A knot in the protein structure - Probing the near-infrared fluorescent protein iRFP designed from a bacterial phytochrome

The possibility of engineering near-infrared fluorescent proteins and biosensors from bacterial phytochrome photoreceptors (BphPs) has led to substantial interest in this family of proteins. The near-infrared fluorescent proteins have allowed non-invasive bio-imaging of deep tissues and whole organs in living animals. BphPs and derived near-infrared fluorescent proteins contain a structural element, called a knot, in their polypeptide chains. The formation of knot structures in proteins was refuted for a long time. Here, we studied the denaturation and renaturation processes of the near-infrared fluorescent probe iRFP, engineered from RpBphP2, which utilizes a heme-derived tetrapyrrole compound biliverdin as a chromophore. iRFP contains a unique figure-of-eight knot. The denaturation and renaturation curves of the iRFP apoform coincided well, suggesting efficient refolding. However, the iRFP holoform exhibited irreversible unfolding and aggregation associated with the bound chromophore. The knot structure in the apoform did not prevent subsequent binding of biliverdin, resulting in the functional iRFP holoform. We suggest that the irreversibility of protein unfolding is caused by post-translational protein modifications, such as chromophore binding, rather than the presence of the knot. These results are essential for future design of BphP-based near-infrared probes, and add important features to our knowledge of protein folding.
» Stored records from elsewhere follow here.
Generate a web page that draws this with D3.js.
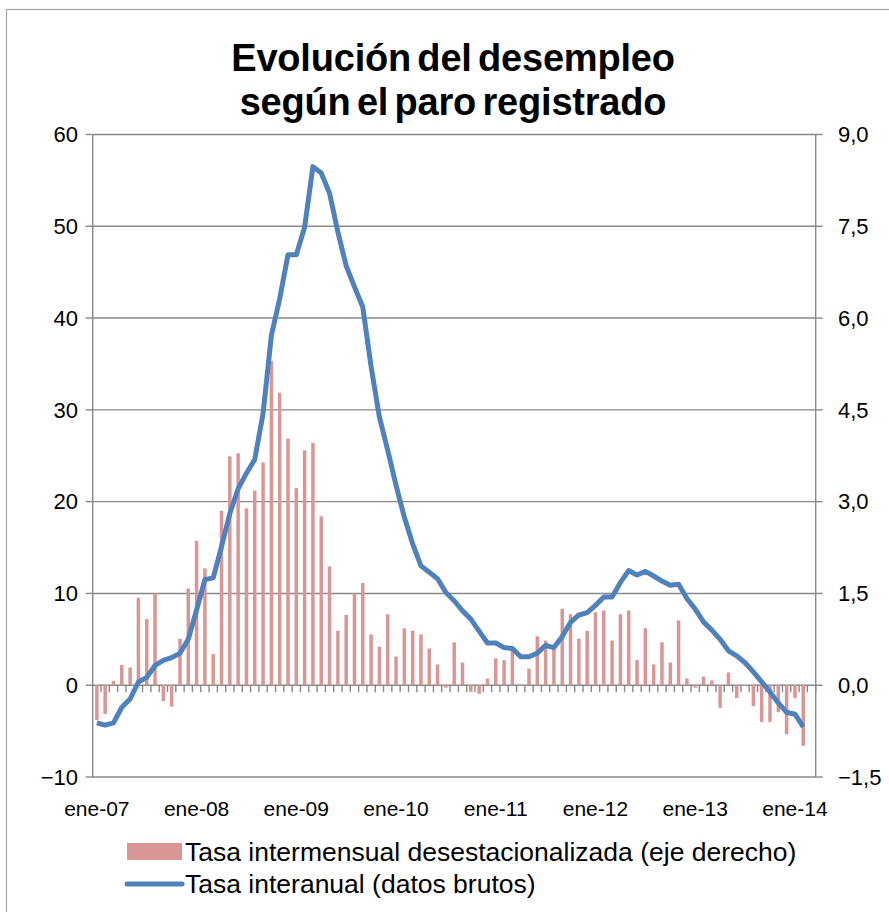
<!DOCTYPE html>
<html><head><meta charset="utf-8">
<script src="https://cdn.jsdelivr.net/npm/d3@7"></script>
<style>body{margin:0;background:#fff}svg{display:block}text{font-family:"Liberation Sans",Arial,Helvetica,sans-serif}</style>
</head><body><svg id="c" width="889" height="912"></svg>
<script>
// ---- data ----
const years = ["07","08","09","10","11","12","13","14"];
const monthNames = ["ene","feb","mar","abr","may","jun","jul","ago","sep","oct","nov","dic"];
// Jan 2007 .. Mar 2014 (87 categories; last one empty)
const categories = [];
years.forEach(y => monthNames.forEach((m, k) => { if (y !== "14" || k < 3) categories.push(m + "-" + y); }));
const tickLabels = ["ene-07","ene-08","ene-09","ene-10","ene-11","ene-12","ene-13","ene-14"];
const leftTicks = [-10, 0, 10, 20, 30, 40, 50, 60];
const rightTicks = [-1.5, 0, 1.5, 3, 4.5, 6, 7.5, 9];
// Tasa intermensual desestacionalizada (right axis)
const intermensual = [
 -0.57,-0.47,0.07,0.33,0.29,1.43,1.08,1.50,-0.26,-0.35,0.76,1.58,
 2.36,1.91,0.51,2.85,3.74,3.79,2.89,3.18,3.64,5.30,4.78,4.03,
 3.22,3.84,3.96,2.76,1.94,0.89,1.15,1.50,1.67,0.83,0.63,1.16,
 0.47,0.93,0.89,0.83,0.60,0.34,-0.04,0.70,0.37,-0.11,-0.14,0.11,
 0.44,0.41,0.57,0.01,0.27,0.80,0.73,0.60,1.25,1.16,0.76,0.89,
 1.19,1.22,0.73,1.16,1.22,0.41,0.93,0.34,0.70,0.37,1.06,0.11,
 -0.04,0.14,0.08,-0.37,0.21,-0.21,-0.01,-0.34,-0.60,-0.60,-0.44,-0.80,
 -0.21,-0.99,null];
// Tasa interanual (left axis)
const interanual = [
 -4.1,-4.35,-4.1,-2.4,-1.5,0.35,0.85,2.15,2.7,3.0,3.5,5.0,
 8.2,11.5,11.7,15.1,18.7,21.4,23.1,24.6,29.6,38.1,42.1,46.9,
 46.9,49.9,56.5,55.8,53.6,49.4,45.7,43.4,41.2,34.7,29.2,25.6,
 21.8,18.3,15.4,13.0,12.3,11.6,10.1,9.2,8.1,7.2,5.9,4.6,
 4.6,4.1,4.0,3.1,3.1,3.5,4.35,4.1,5.3,6.85,7.65,7.9,
 8.7,9.6,9.6,11.2,12.5,12.0,12.4,11.9,11.35,10.9,11.0,9.45,
 8.3,6.9,6.0,5.0,3.75,3.2,2.45,1.45,0.36,-0.73,-1.93,-2.95,
 -3.16,-4.55,null];
const seriesNames = ["Tasa intermensual desestacionalizada (eje derecho)","Tasa interanual (datos brutos)"];
const titleLines = ["Evolución del desempleo","según el paro registrado"];

// ---- chart ----
const svg = d3.select("#c");
const L = 92.7, R = 815.7, T = 134.5, B = 777;
const grey = "#888888", barColor = "#d99694", lineColor = "#4f81bd";

svg.append("rect").attr("x",6.5).attr("y",9.5).attr("width",900).attr("height",920)
  .attr("fill","none").attr("stroke","#a6a6a6").attr("stroke-width",1.2);

const x = d3.scaleBand().domain(d3.range(categories.length)).range([L, R]).paddingInner(0.58).paddingOuter(0.29);
const step = x.step();
const cx = i => L + (i + 0.5) * step;
const yL = d3.scaleLinear().domain([-10, 60]).range([B, T]);
const yR = d3.scaleLinear().domain([-1.5, 9]).range([B, T]);

// title
svg.append("g").selectAll("text").data(titleLines).join("text")
  .attr("x", 453).attr("y", (d,i) => 71 + i*44).attr("text-anchor","middle")
  .attr("font-size", 38).attr("font-weight","bold").attr("letter-spacing",-0.2).attr("word-spacing",-4)
  .attr("fill","#000").text(d => d);

// gridlines
svg.append("g").selectAll("line").data(leftTicks).join("line")
  .attr("x1", L).attr("x2", R).attr("y1", d => yL(d)).attr("y2", d => yL(d))
  .attr("stroke", grey).attr("stroke-width", 1.4);

// bars
const zero = yR(0);
svg.append("g").selectAll("rect").data(intermensual.map((v,i)=>({v,i})).filter(d => d.v !== null)).join("rect")
  .attr("x", d => x(d.i)).attr("width", x.bandwidth())
  .attr("y", d => Math.min(yR(d.v), zero)).attr("height", d => Math.abs(yR(d.v) - zero))
  .attr("fill", barColor);

// axis lines
svg.append("line").attr("x1",L).attr("x2",L).attr("y1",T).attr("y2",B).attr("stroke",grey).attr("stroke-width",1.4);
svg.append("line").attr("x1",R).attr("x2",R).attr("y1",T).attr("y2",B).attr("stroke",grey).attr("stroke-width",1.4);

// month tick marks on zero line
svg.append("g").selectAll("line").data(d3.range(1, categories.length + 1)).join("line")
  .attr("x1", i => L + i*step).attr("x2", i => L + i*step)
  .attr("y1", yL(0)).attr("y2", yL(0) + 7).attr("stroke", grey).attr("stroke-width", 1.4);

// left axis
const gl = svg.append("g");
gl.selectAll("line").data(leftTicks).join("line")
  .attr("x1", L - 7).attr("x2", L).attr("y1", d => yL(d)).attr("y2", d => yL(d)).attr("stroke", grey).attr("stroke-width",1.4);
gl.selectAll("text").data(leftTicks).join("text")
  .attr("x", 78).attr("y", d => yL(d)).attr("dy","0.35em").attr("text-anchor","end")
  .attr("font-size", 22).text(d => d3.format("d")(d));
// right axis
const fr = d => d3.format(".1f")(d).replace(".", ",");
const gr = svg.append("g");
gr.selectAll("line").data(rightTicks).join("line")
  .attr("x1", R).attr("x2", R + 7).attr("y1", d => yR(d)).attr("y2", d => yR(d)).attr("stroke", grey).attr("stroke-width",1.4);
gr.selectAll("text").data(rightTicks).join("text")
  .attr("x", 838).attr("y", d => yR(d)).attr("dy","0.35em").attr("text-anchor","start")
  .attr("font-size", 22).text(fr);

// x labels
svg.append("g").selectAll("text").data(tickLabels).join("text")
  .attr("x", d => cx(categories.indexOf(d))).attr("y", 816).attr("text-anchor","middle")
  .attr("font-size", 21).text(d => d);

// line
const line = d3.line().defined(d => d !== null).x((d,i) => cx(i)).y(d => yL(d));
svg.append("path").datum(interanual).attr("d", line).attr("fill","none")
  .attr("stroke", lineColor).attr("stroke-width", 5).attr("stroke-linejoin","round");

// legend
const lg = svg.append("g");
lg.append("rect").attr("x",127).attr("y",843).attr("width",55).attr("height",17).attr("fill",barColor);
lg.append("line").attr("x1",127).attr("x2",182).attr("y1",884).attr("y2",884).attr("stroke",lineColor).attr("stroke-width",5).attr("stroke-linecap","round");
lg.selectAll("text").data(seriesNames).join("text")
  .attr("x",185).attr("y",(d,i)=>852 + i*32).attr("dy","0.35em").attr("font-size",26.5).text(d=>d);
</script></body></html>
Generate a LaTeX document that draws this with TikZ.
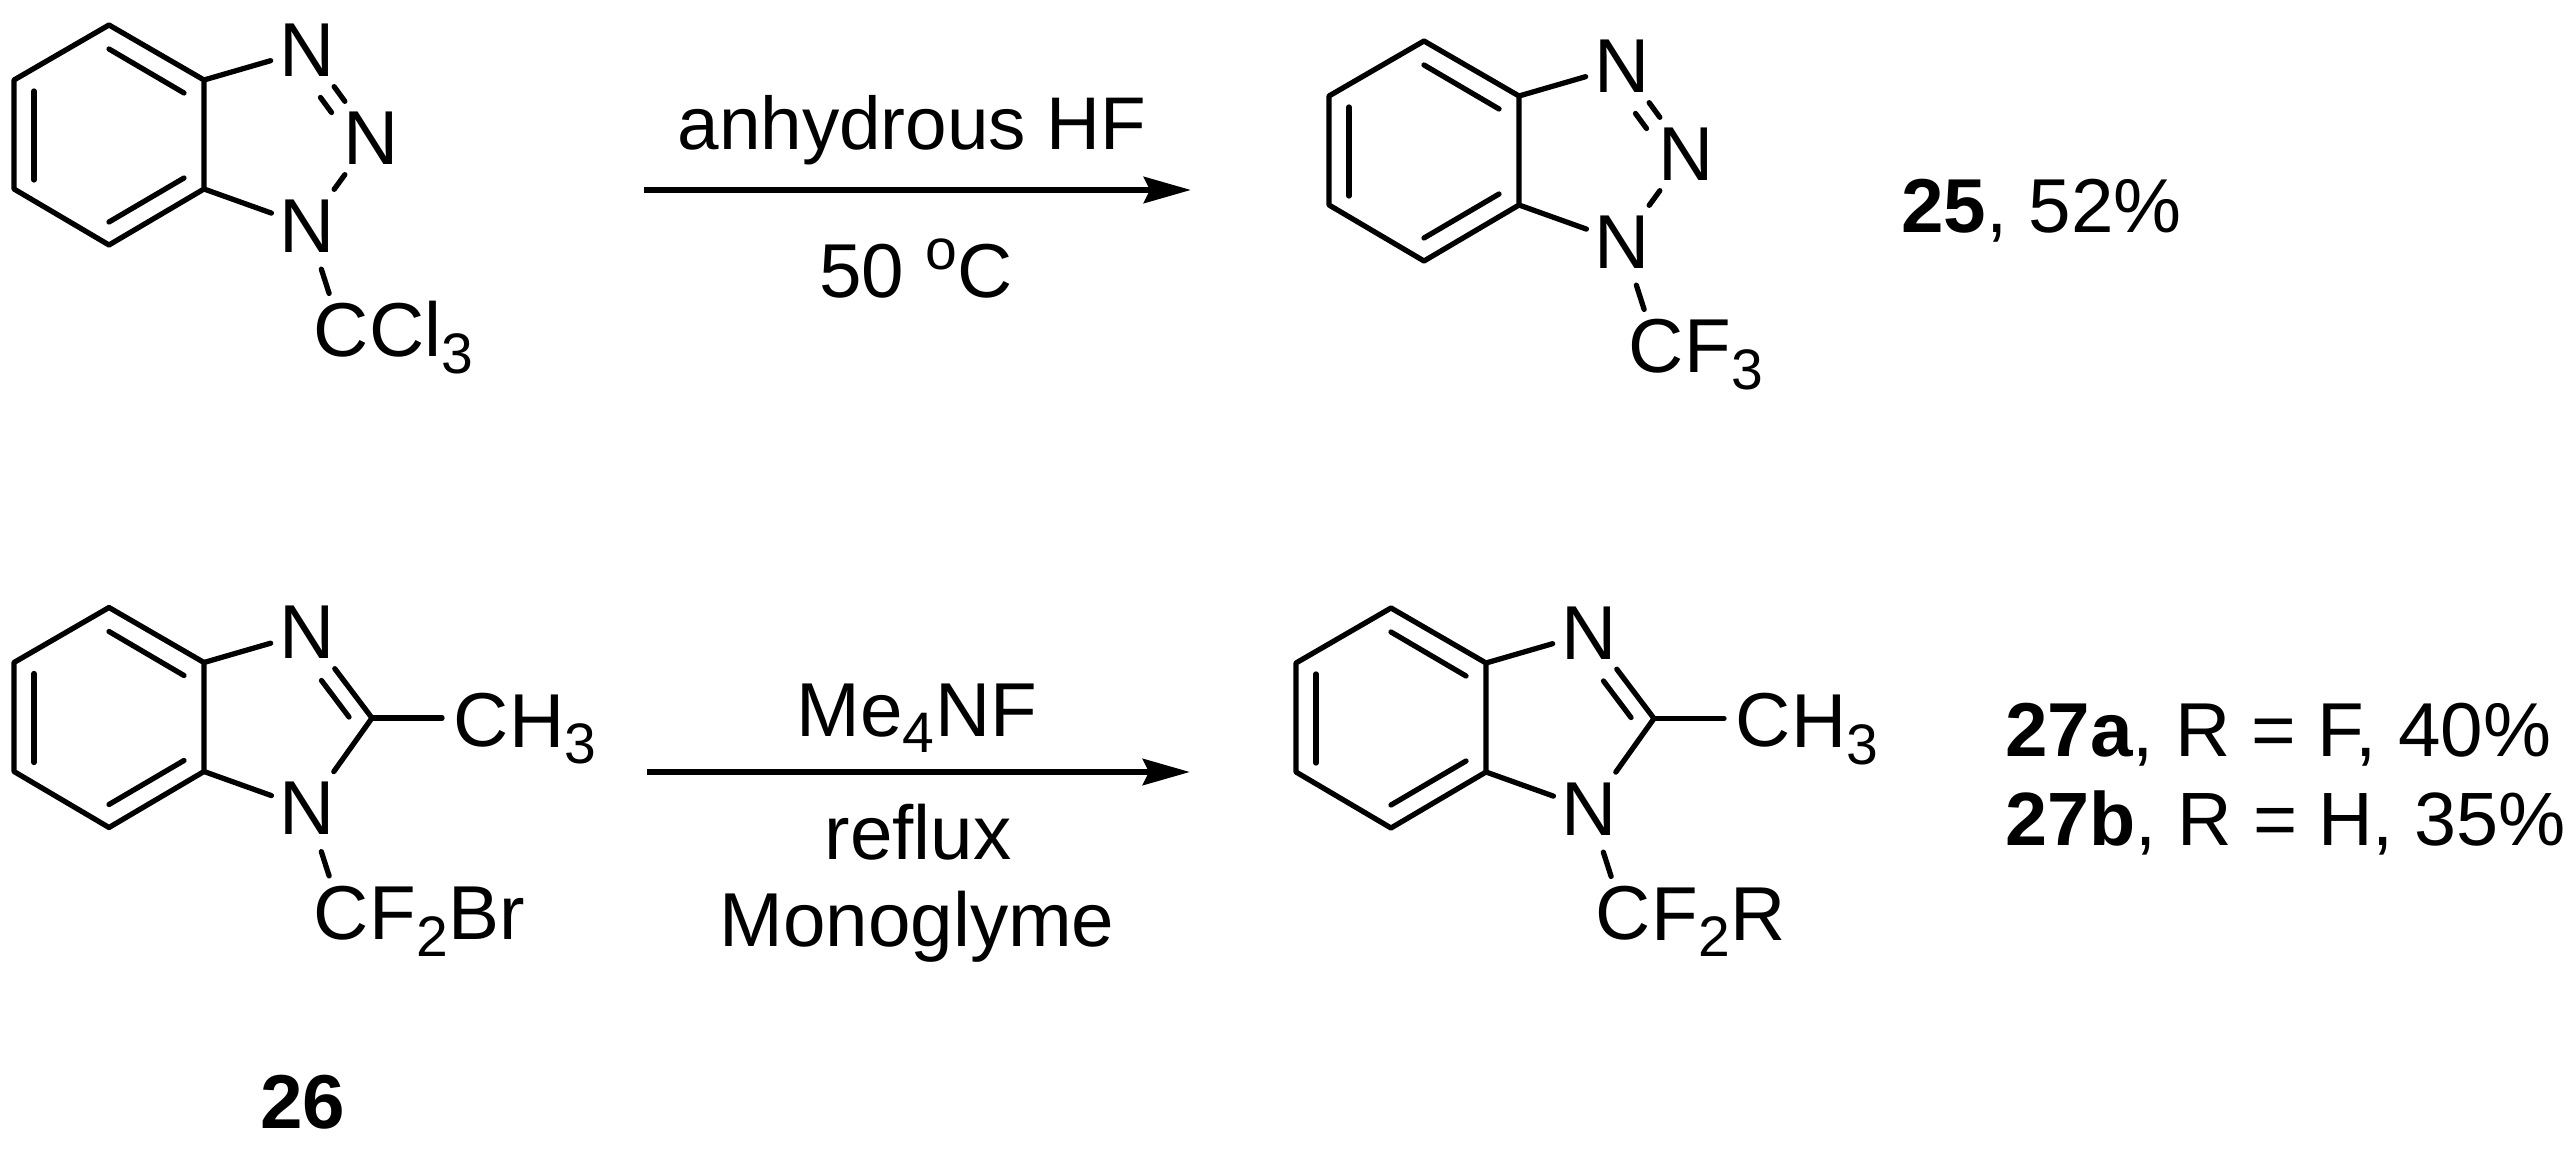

Near-infrared fluorescent biomarker iRFP engineered from RpBphP2 which utilizes biliverdin as a chromophore contains a unique figure-of-eight knot. The iRFP holoform exhibited the irreversible unfolding and aggregation, while the denaturation of the iRFP apoform is reversible. The observed irreversibility of unfolding of iRFP holoform is caused by post-translational modifications rather than the knot.